Homemade Challah, Actually Easy and Totally Delicious!

I considered this the best challah I've ever made, but the kids complained.


"It doesn't taste like your old ones."
"It's not like we remember."
I had my husband help with the kneading;  that's always the hardest part for me.  I used Demerara sugar, rather than the dark brown I used to bake with.

This challah is very easy to "shape," since all it did was roll lots of balls and place them, with room to expand/rise in the baking dish.  A friend reminded me that I had once lent her a heart-shaped baking pan in which she baked one of those "ball challot" for a special occassion.  This "shaped" challah isn't to be sliced/served with a knife.  Everyone is supposed to just grab a ball, making it lots of fun for kids and those young at heart.

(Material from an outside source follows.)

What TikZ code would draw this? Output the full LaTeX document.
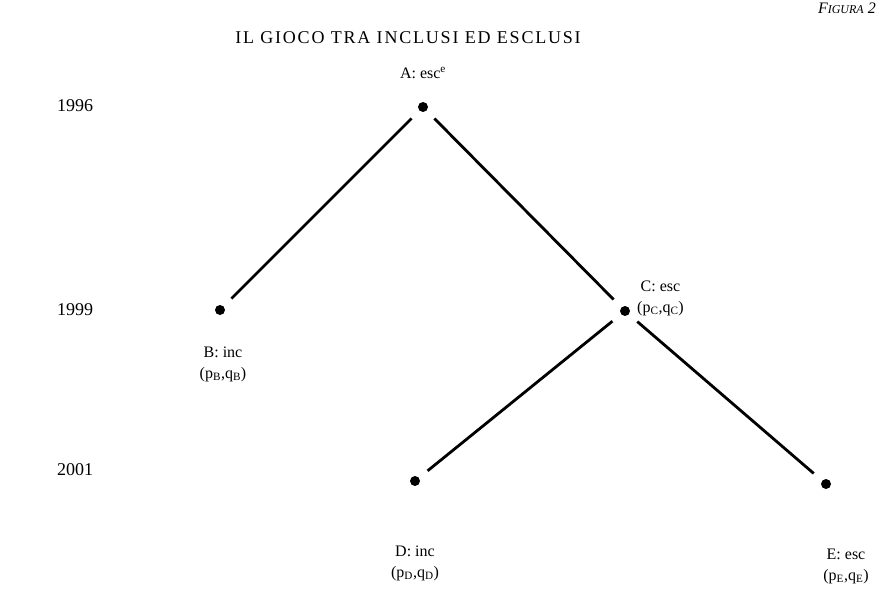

Years ago, probably during my Stern (SCW) days I remember hearing at the Shabbat table that challah tastes better when ripped.  My husband never went for that idea, so years ago, when he wasn't home for a Shabbat and I was alone with the kids, we'd enjoy tearing pieces off the challah for ourselves, rather than being served knife-cut slices.

2 comments:

  1. I think it was, but taste is so individual, and frequently when my kids come to visit they have these sensory taste memories they want to relive. And I've gone in different culinary and diet directions.